What is the relation between Data Mining and Predictive Analytics? Well, if you know nothing about analytics, read my previous post about analytics definition. According to Wikipedia, Predictive analytics encompasses a variety of techniques from statistics, data mining and game theory that analyze current and historical facts to make predictions about future events. Meanwhile, SearchCRM.com defines predictive analytics as a branch of data mining concerned with the prediction of future probabilities and trends. The central element of predictive analytics is the predictor, a variable that can be measured for an individual or other entity to predict future behavior. For example, an insurance company is likely to take into account potential driving safety predictors such as age, gender, and driving record when issuing car insurance policies.
Multiple predictors are combined into a predictive model, which, when subjected to analysis, can be used to forecast future probabilities with an acceptable level of reliability. In predictive modeling, data is collected, a statistical model is formulated, predictions are made and the model is validated (or revised) as additional data becomes available.
In business, predictive models exploit patterns found in historical and transactional data to identify risks and opportunities. Models capture relationships among many factors to allow assessment of risk or potential associated with a particular set of conditions, guiding decision making for candidate transactions.
One of the most well-known predictive analytic applications is credit scoring, which is used throughout financial services. Scoring models process a customer’s credit history, loan application, customer data, etc., in order to rank-order individuals by their likelihood of making future credit payments on time.
Predictive Analytics Techniques
There are some basic and more complex predictive analytics techniques, including:
Data profiling and transformations are functions that analyze row and column attributes and dependencies, change data formats, merge fields, aggregate records, and join rows and columns.
Sequential pattern analysis discovers relationships between rows of data. Sequential pattern analysis is used to identify frequently observed sequential occurrence of items across ordered transactions over time. Such a frequently observed sequential occurrence of items (called a sequential pattern) must satisfy a user-specified minimum support. Understanding long-term customer purchase behavior is an example of the sequential pattern analysis. Other examples include customer shopping sequences, click-stream sessions, and telephone calling patterns.
Time series tracking tracks metrics that represent key behaviors or business strategies. It is an ordered sequence of values of a variable at equally spaced time intervals. Time series analysis accounts for the fact that data points taken over time may have an internal structure (such as autocorrelation, trend or seasonal variation) that should be accounted for. Examples include patterning customer sales that indicate product satisfaction and buying habits, budgetary analysis, stock market analysis, census analysis, and workforce projections.
Time series forecasting predicts the future value of a measure based on past values. Time series forecasting uses a model to forecast future events based on known past events. Examples include stock prices and sales revenue.

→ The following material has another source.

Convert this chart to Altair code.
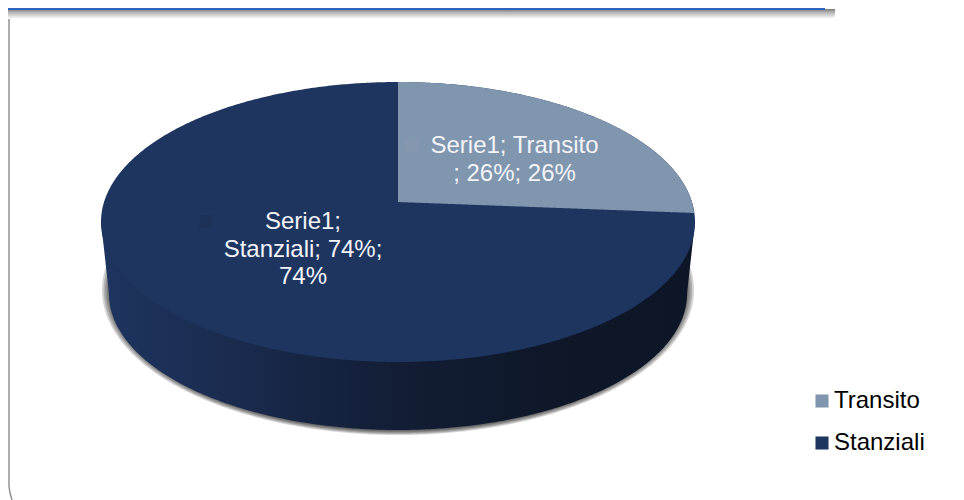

Data profiling and transformation uses functions that analyze row and column attributes and dependencies, change data formats, merge fields, aggregate records, and join rows and columns.
Bayesian analytics capture the concepts used in probability forecasting. It is a statistical procedure which estimate parameters of an underlying distribution based on the observed distribution. An example is used in a court setting by an individual juror to coherently accumulate the evidence for and against the guilt of the defendant, and to see whether, in totality, it meets their threshold for ‘beyond a reasonable doubt’.
Regression analysis is a statistical tool for the investigation of relationships between variables. Usually, the investigator seeks to ascertain the causal effect of one variable upon another-the effect of a price increase upon demand, for example, or the effect of changes in the money supply upon the inflation rate.
Classification used attributes in data to assign an object to a predefined class or predict the value of a numeric variable of interest. Examples include credit risk analysis, likelihood to purchase. Examples include acquisition, cross-sell, attrition, credit scoring and collections.
Clustering or segmentation separates data into homogeneous subgroups based on attributes. Clustering assigns a set of observations into subsets (clusters) so that observations in the same cluster are similar. An example is customer demographic segmentation.
Dependency or association analysis describes significant associations between data items. An example is market basket analysis. Market basket analysis is a modeling technique based upon the theory that if you buy a certain group of items, you are more (or less) likely to buy another group of items.
Simulation models a system structure to estimate the impact of management decisions or changes. Simulation model behavior will change in each simulation according to the set of initial parameters assumed for the environment. Examples include inventory reorder policies, currency hedging, military training.
Optimization models a system structure in terms of constraints to find the best possible solution. Optimization models form part of a larger system which people use to help them make decisions. The user is able to influence the solutions which the model produces and reviews them before making a final decision as to what to do. Examples include scheduling of shift workers, routing of train cargo, and pricing airline seats.